J'ai longtemps fait le même cauchemar. Ça se passait dans un théâtre. Au lever du rideau, j'entrais en scène, j'ouvrais la bouche pour livrer ma première réplique et puis, subitement, devant la salle bondée, je figeais comme une statue de sel en me rendant compte avec effroi que j'avais oublié mon texte. Tout mon texte. Immanquablement, je me réveillais en sueurs, le coeur battant mais soulagée de constater que ce n'était qu'un rêve, un mauvais rêve.

Malheureusement, ce mauvais rêve va devenir réalité demain alors que je vais m'avancer sur la scène du Rideau Vert en compagnie d'une dizaine de mes consoeurs journalistes, animatrices et chanteuses, pour la lecture publique et un brin chaotique des Belles-soeurs de Michel Tremblay.

 

C'est Monique Giroux, alias Germaine Lauzon, la colleuse de timbres en chef, qui a eu cette idée de fou à la fin de l'été pour souligner les 40 ans de cette pièce phare et pour amasser des sous pour le Théâtre du Rideau Vert.

Objectivement, c'était une excellente idée. Mais ce que je n'arrive toujours pas à comprendre, c'est pourquoi lorsque le téléphone a sonné, me proposant de me joindre à Louise Beaudoin, Liza Frulla, Ariane Moffatt, Isabelle Maréchal, Dominique Poirier, Suzanne Lévesque et compagnie, j'ai dit oui tout de suite. Oui, sans y réfléchir. Oui, aucun problème, ça va me faire plaisir. Oui, j'ai toujours rêvé d'être dirigée par Denise Filiatrault. Oui, ça va être le fun.

Le fun??? Dès la première lecture autour de la table, sous les néons crus de l'École nationale, j'ai compris, que dis-je, nous avons compris que nous n'étions pas des comédiennes, que ça prenait beaucoup de talent, de patience et de courage pour être ce que nous n'étions pas et que nous avions été bien téméraires de nous embarquer dans une telle galère.

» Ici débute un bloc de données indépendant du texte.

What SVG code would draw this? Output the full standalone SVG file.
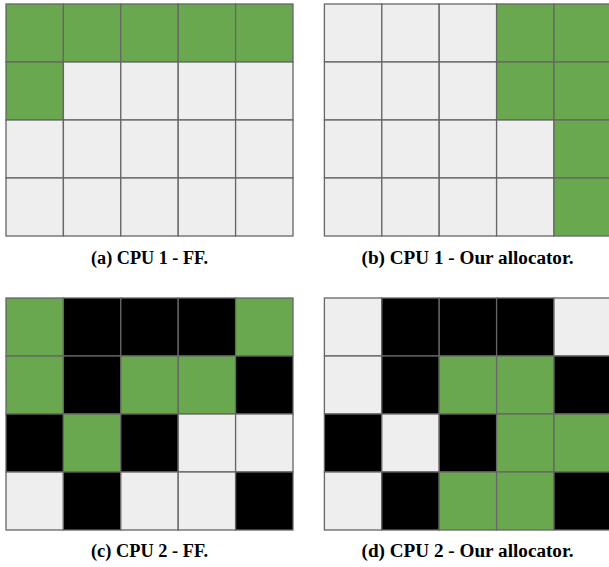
<svg xmlns="http://www.w3.org/2000/svg" width="609" height="567" viewBox="0 0 609 567">
  <style>
    .g, .w, .k { stroke: #666666; stroke-width: 1.3; }
    .g { fill: #6aa84f; }
    .w { fill: #eeeeee; }
    .k { fill: #000000; }
    .cap { font-family: "Liberation Serif", "DejaVu Serif", serif; font-weight: bold; font-size: 18.5px; fill: #000000; text-anchor: middle; }
  </style>
  <rect x="0" y="0" width="609" height="567" fill="#ffffff"/>

  <!-- Panel (a): CPU 1, first fit -->
  <g id="panel-a">
    <rect class="g" x="6" y="4" width="57.4" height="58"/>
    <rect class="g" x="63.4" y="4" width="57.4" height="58"/>
    <rect class="g" x="120.8" y="4" width="57.4" height="58"/>
    <rect class="g" x="178.2" y="4" width="57.4" height="58"/>
    <rect class="g" x="235.6" y="4" width="57.4" height="58"/>
    <rect class="g" x="6" y="62" width="57.4" height="58"/>
    <rect class="w" x="63.4" y="62" width="57.4" height="58"/>
    <rect class="w" x="120.8" y="62" width="57.4" height="58"/>
    <rect class="w" x="178.2" y="62" width="57.4" height="58"/>
    <rect class="w" x="235.6" y="62" width="57.4" height="58"/>
    <rect class="w" x="6" y="120" width="57.4" height="58"/>
    <rect class="w" x="63.4" y="120" width="57.4" height="58"/>
    <rect class="w" x="120.8" y="120" width="57.4" height="58"/>
    <rect class="w" x="178.2" y="120" width="57.4" height="58"/>
    <rect class="w" x="235.6" y="120" width="57.4" height="58"/>
    <rect class="w" x="6" y="178" width="57.4" height="58"/>
    <rect class="w" x="63.4" y="178" width="57.4" height="58"/>
    <rect class="w" x="120.8" y="178" width="57.4" height="58"/>
    <rect class="w" x="178.2" y="178" width="57.4" height="58"/>
    <rect class="w" x="235.6" y="178" width="57.4" height="58"/>
    <text class="cap" x="149.5" y="263.5" textLength="117" lengthAdjust="spacingAndGlyphs">(a) CPU 1 - FF.</text>
  </g>

  <!-- Panel (b): CPU 1, our allocator -->
  <g id="panel-b">
    <rect class="w" x="324.4" y="4" width="57.4" height="58"/>
    <rect class="w" x="381.8" y="4" width="57.4" height="58"/>
    <rect class="w" x="439.2" y="4" width="57.4" height="58"/>
    <rect class="g" x="496.6" y="4" width="57.4" height="58"/>
    <rect class="g" x="554" y="4" width="57.4" height="58"/>
    <rect class="w" x="324.4" y="62" width="57.4" height="58"/>
    <rect class="w" x="381.8" y="62" width="57.4" height="58"/>
    <rect class="w" x="439.2" y="62" width="57.4" height="58"/>
    <rect class="g" x="496.6" y="62" width="57.4" height="58"/>
    <rect class="g" x="554" y="62" width="57.4" height="58"/>
    <rect class="w" x="324.4" y="120" width="57.4" height="58"/>
    <rect class="w" x="381.8" y="120" width="57.4" height="58"/>
    <rect class="w" x="439.2" y="120" width="57.4" height="58"/>
    <rect class="w" x="496.6" y="120" width="57.4" height="58"/>
    <rect class="g" x="554" y="120" width="57.4" height="58"/>
    <rect class="w" x="324.4" y="178" width="57.4" height="58"/>
    <rect class="w" x="381.8" y="178" width="57.4" height="58"/>
    <rect class="w" x="439.2" y="178" width="57.4" height="58"/>
    <rect class="w" x="496.6" y="178" width="57.4" height="58"/>
    <rect class="g" x="554" y="178" width="57.4" height="58"/>
    <text class="cap" x="467.5" y="263.5" textLength="212" lengthAdjust="spacingAndGlyphs">(b) CPU 1 - Our allocator.</text>
  </g>

  <!-- Panel (c): CPU 2, first fit -->
  <g id="panel-c">
    <rect class="g" x="6" y="298" width="57.4" height="58"/>
    <rect class="k" x="63.4" y="298" width="57.4" height="58"/>
    <rect class="k" x="120.8" y="298" width="57.4" height="58"/>
    <rect class="k" x="178.2" y="298" width="57.4" height="58"/>
    <rect class="g" x="235.6" y="298" width="57.4" height="58"/>
    <rect class="g" x="6" y="356" width="57.4" height="58"/>
    <rect class="k" x="63.4" y="356" width="57.4" height="58"/>
    <rect class="g" x="120.8" y="356" width="57.4" height="58"/>
    <rect class="g" x="178.2" y="356" width="57.4" height="58"/>
    <rect class="k" x="235.6" y="356" width="57.4" height="58"/>
    <rect class="k" x="6" y="414" width="57.4" height="58"/>
    <rect class="g" x="63.4" y="414" width="57.4" height="58"/>
    <rect class="k" x="120.8" y="414" width="57.4" height="58"/>
    <rect class="w" x="178.2" y="414" width="57.4" height="58"/>
    <rect class="w" x="235.6" y="414" width="57.4" height="58"/>
    <rect class="w" x="6" y="472" width="57.4" height="58"/>
    <rect class="k" x="63.4" y="472" width="57.4" height="58"/>
    <rect class="w" x="120.8" y="472" width="57.4" height="58"/>
    <rect class="w" x="178.2" y="472" width="57.4" height="58"/>
    <rect class="k" x="235.6" y="472" width="57.4" height="58"/>
    <text class="cap" x="149.5" y="557" textLength="117" lengthAdjust="spacingAndGlyphs">(c) CPU 2 - FF.</text>
  </g>

  <!-- Panel (d): CPU 2, our allocator -->
  <g id="panel-d">
    <rect class="w" x="324.4" y="298" width="57.4" height="58"/>
    <rect class="k" x="381.8" y="298" width="57.4" height="58"/>
    <rect class="k" x="439.2" y="298" width="57.4" height="58"/>
    <rect class="k" x="496.6" y="298" width="57.4" height="58"/>
    <rect class="w" x="554" y="298" width="57.4" height="58"/>
    <rect class="w" x="324.4" y="356" width="57.4" height="58"/>
    <rect class="k" x="381.8" y="356" width="57.4" height="58"/>
    <rect class="g" x="439.2" y="356" width="57.4" height="58"/>
    <rect class="g" x="496.6" y="356" width="57.4" height="58"/>
    <rect class="k" x="554" y="356" width="57.4" height="58"/>
    <rect class="k" x="324.4" y="414" width="57.4" height="58"/>
    <rect class="w" x="381.8" y="414" width="57.4" height="58"/>
    <rect class="k" x="439.2" y="414" width="57.4" height="58"/>
    <rect class="g" x="496.6" y="414" width="57.4" height="58"/>
    <rect class="g" x="554" y="414" width="57.4" height="58"/>
    <rect class="w" x="324.4" y="472" width="57.4" height="58"/>
    <rect class="k" x="381.8" y="472" width="57.4" height="58"/>
    <rect class="g" x="439.2" y="472" width="57.4" height="58"/>
    <rect class="g" x="496.6" y="472" width="57.4" height="58"/>
    <rect class="k" x="554" y="472" width="57.4" height="58"/>
    <text class="cap" x="467.5" y="557" textLength="212" lengthAdjust="spacingAndGlyphs">(d) CPU 2 - Our allocator.</text>
  </g>
</svg>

En même temps, ce premier plongeon dans un classique que je croyais connaître par coeur alors qu'il n'en était rien, avait quelque chose de... jouissif? Oui, le mot est juste. Je ne pense pas trahir la pensée de mes camarades en affirmant que ce contact physique et visuel avec le texte de Tremblay, l'apprivoisement lent et patient de nos personnages, le spectacle inspirant de Filiatrault, cheveux hirsutes, baguettes en l'air, se démenant comme une démone pour nous ramener au coeur du texte et dans la justesse de l'émotion, tout cela a été un vrai bonheur et une réelle découverte théâtrale. Et que dire de la camaraderie qui s'est installée spontanément entre les belles-soeurs, un peu comme si la panique devant la difficulté de la tâche avait soudé notre solidarité malgré l'univers compétitif dans lequel nous évoluons et les entreprises concurrentes qui nous emploient.

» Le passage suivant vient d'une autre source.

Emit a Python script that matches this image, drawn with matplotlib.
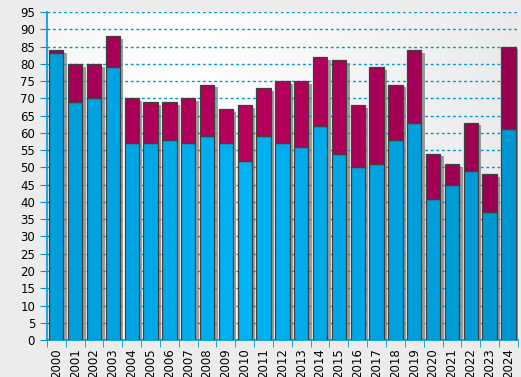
import numpy as np
import matplotlib.pyplot as plt
import matplotlib.patheffects as pe

years = [str(y) for y in range(2000, 2025)]
lower = [83, 69, 70, 79, 57, 57, 58, 57, 59, 57, 52, 59, 57, 56, 62, 54, 50, 51, 58, 63, 41, 45, 49, 37, 61]
total = [84, 80, 80, 88, 70, 69, 69, 70, 74, 67, 68, 73, 75, 75, 82, 81, 68, 79, 74, 84, 54, 51, 63, 48, 85]
upper = [t - b for t, b in zip(total, lower)]

fig = plt.figure(figsize=(5.21, 3.77), dpi=100, facecolor='#ececec')
ax = fig.add_axes([0.090, 0.098, 0.904, 0.870])

# plot area gradient (white in the middle-left, grey at the edges)
grad = np.linspace(0, 1, 256)
shade = 1 - 0.08 * np.abs(grad - 0.3) / 0.7
img = np.dstack([shade, shade, shade])
ax.imshow(img, extent=[0, 1, 0, 1], transform=ax.transAxes, aspect='auto', zorder=0)

x = np.arange(len(years))
w = 0.76

# shadows first
ax.bar(x, total, w, color='none', zorder=2,
       path_effects=[pe.SimplePatchShadow(offset=(2.5, -2), shadow_rgbFace='#777777', alpha=0.7)])

# per-bar colours, slightly darker towards the edges
t = np.abs(x - 10) / 14.0
blue = [(0.0, 0.70 - 0.11 * v, 0.95 - 0.13 * v) for v in t]
red = [(0.72 - 0.12 * v, 0.0, 0.36 - 0.04 * v) for v in t]

ax.bar(x, lower, w, color=blue, edgecolor='#404040', linewidth=0.9, zorder=3)
ax.bar(x, upper, w, bottom=lower, color=red, edgecolor='#404040', linewidth=0.9, zorder=3)

ax.set_xlim(-0.5, len(years) - 0.5)
ax.set_ylim(0, 95)
ax.set_yticks(range(0, 96, 5))
ax.set_xticks(x)
ax.set_xticklabels(years, rotation=90)
ax.set_xticks(np.arange(-0.5, len(years), 1), minor=True)

ax.yaxis.grid(True, color='#0096d6', linestyle=(0, (2, 2)), linewidth=1)
ax.set_axisbelow(True)

for s in ['top', 'right']:
    ax.spines[s].set_visible(False)
for s in ['left', 'bottom']:
    ax.spines[s].set_color('#0096d6')
    ax.spines[s].set_linewidth(1.2)

ax.tick_params(axis='y', colors='#0096d6', labelcolor='black', length=5, labelsize=8.5)
ax.tick_params(axis='x', which='major', length=0, labelsize=8.5, pad=6)
ax.tick_params(axis='x', which='minor', colors='#0096d6', length=5)

plt.savefig('out.png', dpi=100, facecolor=fig.get_facecolor())
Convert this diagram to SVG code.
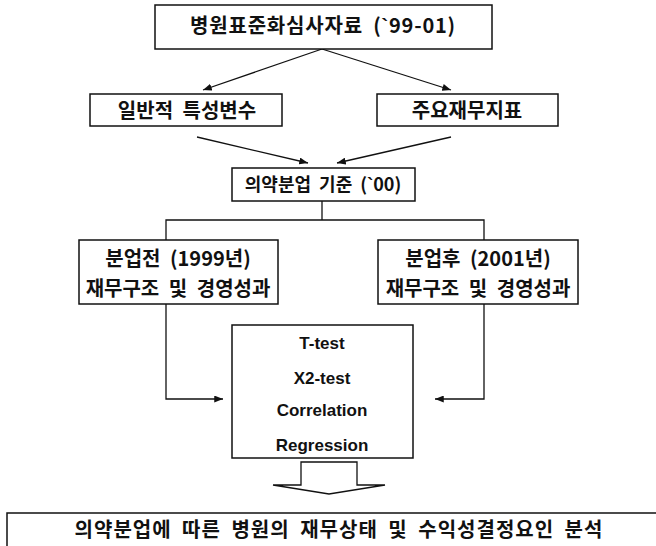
<svg xmlns="http://www.w3.org/2000/svg" width="656" height="546" viewBox="0 0 656 546">
<style>
.box{fill:#fff;stroke:#111;stroke-width:1.5}
.kt{font-family:"Noto Sans CJK KR","Noto Sans",sans-serif;font-weight:700;font-size:20px;fill:#111;text-anchor:middle;word-spacing:5px}
.km{font-size:18px;word-spacing:4px}
.wide{letter-spacing:0.8px}
.lat{font-family:"Liberation Sans",Arial,sans-serif}
.et{font-family:"Liberation Sans",Arial,sans-serif;font-weight:700;font-size:17px;fill:#111;text-anchor:middle}
.ln{fill:none;stroke:#111;stroke-width:1.3}
</style>
<defs>
<marker id="ah" viewBox="0 0 10 8" refX="10" refY="4" markerWidth="9" markerHeight="7" markerUnits="userSpaceOnUse" orient="auto">
<path d="M0,0 L10,4 L0,8 Z" fill="#111"/>
</marker>
</defs>
<rect width="656" height="546" fill="#fff"/>
<g id="connectors">
<line class="ln" x1="322" y1="49" x2="203" y2="90" marker-end="url(#ah)"/>
<line class="ln" x1="322" y1="49" x2="451" y2="90" marker-end="url(#ah)"/>
<line class="ln" x1="197" y1="137" x2="308" y2="163" marker-end="url(#ah)"/>
<line class="ln" x1="451" y1="137" x2="337" y2="163" marker-end="url(#ah)"/>
<polyline class="ln" points="322,201 322,220"/>
<polyline class="ln" points="166,240 166,220 484,220 484,240"/>
<polyline class="ln" points="166,304 166,399 223,399" marker-end="url(#ah)"/>
<polyline class="ln" points="484,304 484,399 435,399" marker-end="url(#ah)"/>
<path class="ln" d="M301,462 V485 H273 L329,494 L385,485 H357 V462 Z" fill="#fff"/>
</g>
<g id="n-source">
<rect class="box" x="155" y="5" width="337" height="44"/>
<text class="kt wide" x="323" y="33">병원표준화심사자료 (<tspan class="lat">`</tspan>99-01)</text>
</g>
<g id="n-general">
<rect class="box" x="90" y="94" width="192" height="32"/>
<text class="kt" x="187" y="118">일반적 특성변수</text>
</g>
<g id="n-finance">
<rect class="box" x="377" y="94" width="181" height="32"/>
<text class="kt" x="467" y="118">주요재무지표</text>
</g>
<g id="n-criterion">
<rect class="box" x="232" y="168" width="183" height="33"/>
<text class="kt km" x="323" y="191">의약분업 기준 (<tspan class="lat">`</tspan>00)</text>
</g>
<g id="n-before">
<rect class="box" x="79" y="240" width="199" height="64"/>
<text class="kt" x="178" y="266">분업전 (1999년)</text>
<text class="kt" x="178" y="296">재무구조 및 경영성과</text>
</g>
<g id="n-after">
<rect class="box" x="378" y="240" width="200" height="64"/>
<text class="kt" x="478" y="266">분업후 (2001년)</text>
<text class="kt" x="478" y="296">재무구조 및 경영성과</text>
</g>
<g id="n-methods">
<rect class="box" x="232" y="325" width="181" height="133"/>
<text class="et" x="322" y="349">T-test</text>
<text class="et" x="322" y="384">X2-test</text>
<text class="et" x="322" y="416">Correlation</text>
<text class="et" x="322" y="451">Regression</text>
</g>
<g id="n-result">
<rect class="box" x="7" y="513" width="660" height="40"/>
<text class="kt" x="339" y="537" style="letter-spacing:1px">의약분업에 따른 병원의 재무상태 및 수익성결정요인 분석</text>
</g>
</svg>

Bref, d'un côté, je ne regrette pas une seconde d'avoir «scrappé» tous mes lundis soir depuis un mois à lire, relire et approfondir le texte de Tremblay. Pas plus que je ne regrette d'avoir hérité du rôle d'Yvette Longpré, une idiote finie, un abîme d'insignifiance.

D'un côté, j'ai été charmée et sincèrement touchée par cette aventure. Mais de l'autre, plus le moment fatidique de la première de nos deux prestations approche, et plus je suis terrorisée à l'idée de perdre tous mes moyens et de me transformer en statue de sel sur scène. Les filles ont beau essayer de me rassurer (et de se rassurer elles-mêmes par la même occasion), la peur de se couvrir de ridicule est plus forte que tout. Mais tant pis, il est trop tard pour reculer. Si jamais une d'entre nous s'évanouit sur scène, appelez l'ambulance. Sinon, amusez-vous. Vous avez même le droit de rire de nous. Mais pas trop fort quand même. Quant à moi, il se peut que je meure demain au Rideau Vert. Mais sachant que j'ai essayé de dompter ma grande peur, je mourrai en paix.